I'll never forget my first conversation with Willingham. After the second spring practice, I introduced myself to Willingham. I explained that I didn't feel right asking him questions in the press conferences because he might not know who was asking the question.
Willingham looked at me with a stone face and bluntly said "I know who you are, I know everyone at my practices" and turned and went on his merry way.
No pleasantries, no smile, just the intimidating stone face and strong eyes.
I was shocked, stunned and speechless. But I quickly realized Willingham was testing me and I realized I better be up to the challenge. I let out a big laugh to his display letting this imposing figure know that he wasn't going to intimidate me.
And then Willingham turned to me as he was walking away and gave me a little smile. It was my first test, and I had passed.
That was the way it was with Willingham during these past two years. He was serious, he was focused, he was determined.
But he could also be engaging. At times he would just sit down in the interview room, let down the guard and just talk football. He'd ask our opinions on the conference talk, the BCS and football in general and truly seemed interested in our opinions.
But one thing never quite seemed right to me with Willingham as head coach at Notre Dame. He just never seemed comfortable with the bright lights under the golden dome. He never seemed to accept or embrace the spotlight—and there is no brighter light than at Notre Dame.
The only time Willingham did seem truly comfortable to me in my two seasons of covering Notre Dame football was on the football field, coaching his guys, and competing.
I've had a unique look into Tyrone Willingham--the man--that I don't think a lot of journalists have had. Speaking to hundreds of recruits that have personally been recruited by him over the years, Willingham's formula for success started with the being a good citizen.
Being a good citizen was usually the first thing Willingham talked about with his prospective recruits, and he recruited a number of good citizens to play football at Notre Dame. The jury is out on how many good football players he recruited, but my opinion is he recruited more good football players than people will give him credit for.
Parents loved Willingham and what he stood for, and the players loved him and wanted to play for him. There was no question the Irish players loved Willingham, and for the most part played hard for him.
It was just the wrong time for Willingham.

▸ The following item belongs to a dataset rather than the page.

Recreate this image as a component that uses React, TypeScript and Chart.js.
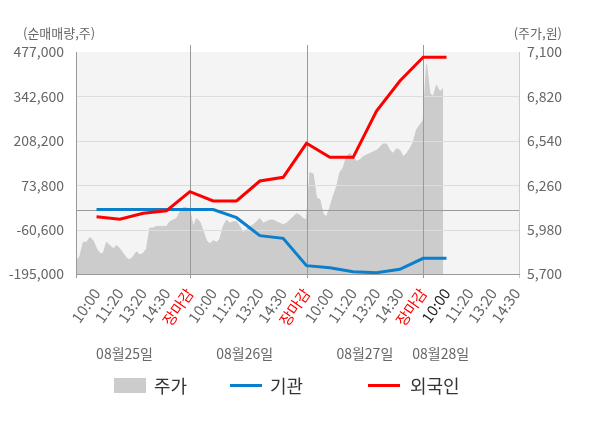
import { useEffect, useRef } from "react"
import { Chart, registerables } from "chart.js"

Chart.register(...registerables)

// x-axis tick labels, one per slot 1..19
const xTickLabels = [
  "10:00", "11:20", "13:20", "14:30", "장마감",
  "10:00", "11:20", "13:20", "14:30", "장마감",
  "10:00", "11:20", "13:20", "14:30", "장마감",
  "10:00", "11:20", "13:20", "14:30",
]
const closeSlots = [5, 10, 15]
const dayLabels = ["08월25일", "08월26일", "08월27일", "08월28일"]
const dayLabelSlots = [2.2, 7.35, 12.5, 15.75]

const flowTicks = [-195000, -60600, 73800, 208200, 342600, 477000]
const priceTicks = [5700, 5980, 6260, 6540, 6820, 7100]

// net buying (shares) at slots 1..16
const institutionNet = [
  0, 0, 0, 0, 0,
  0, -24600, -79000, -87000, -169800,
  -175900, -188000, -191000, -180800, -147500,
  -147500,
]
const foreignNet = [
  -21500, -29500, -11300, -3400, 54100,
  26000, 26000, 86500, 97700, 200600,
  158200, 158200, 298400, 389200, 460900,
  460900,
]

// intraday price (won), 35 samples per full day
const samplesPerDay = 35
const priceDay1 = [
  5790, 5810, 5900, 5900, 5930, 5910, 5860, 5830, 5830, 5900,
  5880, 5860, 5880, 5860, 5830, 5800, 5790, 5810, 5840, 5820,
  5830, 5860, 5990, 5990, 6000, 6000, 6000, 6000, 6030, 6040,
  6050, 6090, 6120, 6120, 6100,
]
const priceDay2 = [
  6000, 6050, 6030, 5970, 5910, 5890, 5910, 5900, 5920, 6000,
  6040, 6020, 6030, 6030, 6000, 5960, 5980, 6000, 6010, 6030,
  6050, 6020, 6030, 6040, 6040, 6030, 6020, 6010, 6020, 6040,
  6060, 6080, 6070, 6050, 6040,
]
const priceDay3 = [
  6340, 6330, 6180, 6170, 6080, 6060, 6120, 6190, 6250, 6340,
  6370, 6440, 6460, 6440, 6410, 6420, 6440, 6450, 6460, 6470,
  6480, 6500, 6520, 6520, 6480, 6460, 6490, 6480, 6440, 6460,
  6490, 6530, 6610, 6640, 6670,
]
const priceDay4 = [7020, 6840, 6820, 6890, 6850, 6870]

const framePlugin = {
  id: "frame",
  beforeDatasetsDraw(chart: any) {
    const { ctx, chartArea: a } = chart
    ctx.save()
    ctx.fillStyle = "#f4f4f4"
    ctx.fillRect(a.left, a.top, a.right - a.left, a.bottom - a.top)
    ctx.restore()
  },
  afterDatasetDraw(chart: any, args: any) {
    if (args.index !== 0) return
    const { ctx, chartArea: a, scales } = chart
    const line = (x1: number, y1: number, x2: number, y2: number, color: string) => {
      ctx.strokeStyle = color
      ctx.beginPath()
      ctx.moveTo(x1, y1)
      ctx.lineTo(x2, y2)
      ctx.stroke()
    }
    ctx.save()
    ctx.lineWidth = 1
    flowTicks.slice(1, -1).forEach((v) => {
      const py = Math.round(scales.y.getPixelForValue(v)) + 0.5
      line(a.left, py, a.right, py, "#dddddd")
    })
    const zy = Math.round(scales.y.getPixelForValue(0)) + 0.5
    line(a.left, zy, a.right, zy, "#999999")
    closeSlots.forEach((s) => {
      const px = Math.round(scales.x.getPixelForValue(s)) + 0.5
      line(px, a.top - 7, px, a.bottom + 4, "#999999")
    })
    const l = Math.round(a.left) + 0.5
    const r = Math.round(a.right) - 0.5
    const b = Math.round(a.bottom) + 0.5
    line(l, a.top, l, a.bottom + 4, "#999999")
    line(r, a.top, r, a.bottom + 4, "#cccccc")
    line(a.left, b, a.right, b, "#999999")
    ctx.restore()
  },
  afterDraw(chart: any) {
    const { ctx, chartArea: a } = chart
    ctx.save()
    ctx.font = "13px 'Noto Sans CJK KR'"
    ctx.fillStyle = "#666666"
    ctx.textBaseline = "middle"
    ctx.textAlign = "left"
    ctx.fillText("(순매매량,주)", 23, a.top - 19)
    ctx.textAlign = "right"
    ctx.fillText("(주가,원)", 562, a.top - 19)
    ctx.restore()
  },
}

export default function App() {
  const chartRef = useRef<HTMLCanvasElement>(null)
  const chartInstance = useRef<Chart | null>(null)

  useEffect(() => {
    if (!chartRef.current) return
    if (chartInstance.current) chartInstance.current.destroy()

    const ctx = chartRef.current.getContext("2d")
    if (!ctx) return

    Chart.defaults.font.family = "'Noto Sans CJK KR', 'Noto Sans', sans-serif"

    const priceDays = [priceDay1, priceDay2, priceDay3, priceDay4]
    const pricePoints = priceDays.flatMap((day, d) =>
      day.map((v, i) => ({ x: d * 5 + ((i + 1) * 5) / samplesPerDay, y: v }))
    )
    const toSlots = (arr: number[]) => arr.map((v, i) => ({ x: i + 1, y: v }))

    chartInstance.current = new Chart(ctx, {
      type: "line",
      data: {
        datasets: [
          {
            label: "주가",
            data: pricePoints,
            yAxisID: "y1",
            fill: "start",
            backgroundColor: "#cccccc",
            borderColor: "#cccccc",
            borderWidth: 1,
            pointRadius: 0,
            order: 3,
          },
          {
            label: "기관",
            data: toSlots(institutionNet),
            yAxisID: "y",
            borderColor: "#0a7fcc",
            borderWidth: 3,
            pointRadius: 0,
            order: 2,
          },
          {
            label: "외국인",
            data: toSlots(foreignNet),
            yAxisID: "y",
            borderColor: "#ff0000",
            borderWidth: 3,
            pointRadius: 0,
            order: 1,
          },
        ],
      },
      options: {
        animation: false,
        responsive: true,
        maintainAspectRatio: false,
        layout: { padding: { top: 52, left: 0, right: 0, bottom: 62 } },
        plugins: {
          legend: { display: false },
          tooltip: { enabled: false },
        },
        scales: {
          x: {
            type: "linear",
            min: 0.12,
            max: 19.15,
            weight: 0,
            afterBuildTicks: (scale: any) => {
              scale.ticks = xTickLabels.map((_, i) => ({ value: i + 1 }))
            },
            afterFit: (scale: any) => {
              scale.height = 62
            },
            grid: { display: false, drawTicks: false },
            border: { display: false },
            ticks: {
              autoSkip: false,
              minRotation: 55,
              maxRotation: 55,
              padding: 11,
              font: { size: 15 },
              color: (c: any) =>
                xTickLabels[c.index] === "장마감" ? "#ff0000" : c.index === 15 ? "#222222" : "#666666",
              callback: (_v: any, i: number) => xTickLabels[i],
            },
          },
          xd: {
            type: "linear",
            position: "bottom",
            min: 0.12,
            max: 19.15,
            weight: 1,
            afterBuildTicks: (scale: any) => {
              scale.ticks = dayLabelSlots.map((v) => ({ value: v }))
            },
            afterFit: (scale: any) => {
              scale.height = 30
            },
            grid: { display: false, drawTicks: false },
            border: { display: false },
            ticks: {
              autoSkip: false,
              maxRotation: 0,
              padding: 9,
              font: { size: 14 },
              color: "#666666",
              callback: (_v: any, i: number) => dayLabels[i],
            },
          },
          y: {
            position: "left",
            min: -195000,
            max: 477000,
            afterBuildTicks: (scale: any) => {
              scale.ticks = flowTicks.map((v) => ({ value: v }))
            },
            afterFit: (scale: any) => {
              scale.width = 76
            },
            grid: { display: false, drawTicks: false },
            border: { display: false },
            ticks: {
              padding: 12,
              font: { size: 14 },
              color: "#666666",
              callback: (v: any) => Number(v).toLocaleString("en-US"),
            },
          },
          y1: {
            position: "right",
            min: 5700,
            max: 7100,
            afterBuildTicks: (scale: any) => {
              scale.ticks = priceTicks.map((v) => ({ value: v }))
            },
            afterFit: (scale: any) => {
              scale.width = 80
            },
            grid: { display: false, drawTicks: false },
            border: { display: false },
            ticks: {
              padding: 7,
              font: { size: 14 },
              color: "#666666",
              callback: (v: any) => Number(v).toLocaleString("en-US"),
            },
          },
        },
      },
      plugins: [framePlugin],
    })

    return () => {
      if (chartInstance.current) {
        chartInstance.current.destroy()
        chartInstance.current = null
      }
    }
  }, [])

  const legendText = { fontSize: 18, color: "#333333", marginLeft: 8 }

  return (
    <div
      style={{
        position: "absolute",
        left: 0,
        top: 0,
        width: 600,
        height: 428,
        background: "#ffffff",
        fontFamily: "'Noto Sans CJK KR', sans-serif",
      }}
    >
      <canvas ref={chartRef}></canvas>
      <div style={{ position: "absolute", left: 114, top: 372, display: "flex", alignItems: "center" }}>
        <span style={{ width: 32, height: 15, background: "#cccccc", display: "inline-block" }} />
        <span style={legendText}>주가</span>
      </div>
      <div style={{ position: "absolute", left: 230, top: 372, display: "flex", alignItems: "center" }}>
        <span style={{ width: 32, height: 3, background: "#0a7fcc", display: "inline-block" }} />
        <span style={legendText}>기관</span>
      </div>
      <div style={{ position: "absolute", left: 368, top: 372, display: "flex", alignItems: "center" }}>
        <span style={{ width: 32, height: 3, background: "#ff0000", display: "inline-block" }} />
        <span style={{ ...legendText, marginLeft: 10 }}>외국인</span>
      </div>
    </div>
  )
}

The stakes were too high, the pressure too great and patience too thin.
Willingham leaves the Notre Dame program on sounder ground than when he accepted the responsibility—there should be no question about that.
His time on watch as the keeper of Notre Dame football will likely quickly be forgotten, but he won't be forgotten by me. I'll always remember what Willingham stood for, and what he stood for is everything that is good about athletics.
Like the rocky road Notre Dame traveled to find Willingham, they'll be back on the same path to replace him.
A quick decision would be ideal, a coach who understands the responsibility a must, but he also better also understand the lights.
As one Notre Dame assistant coach once told me: "You can't possibly understand the magnitude until you are actually here doing the job."
For the Irish to get back to the top, they'll need to find a guy who does understand the magnitude, and will embrace and paint the town with it.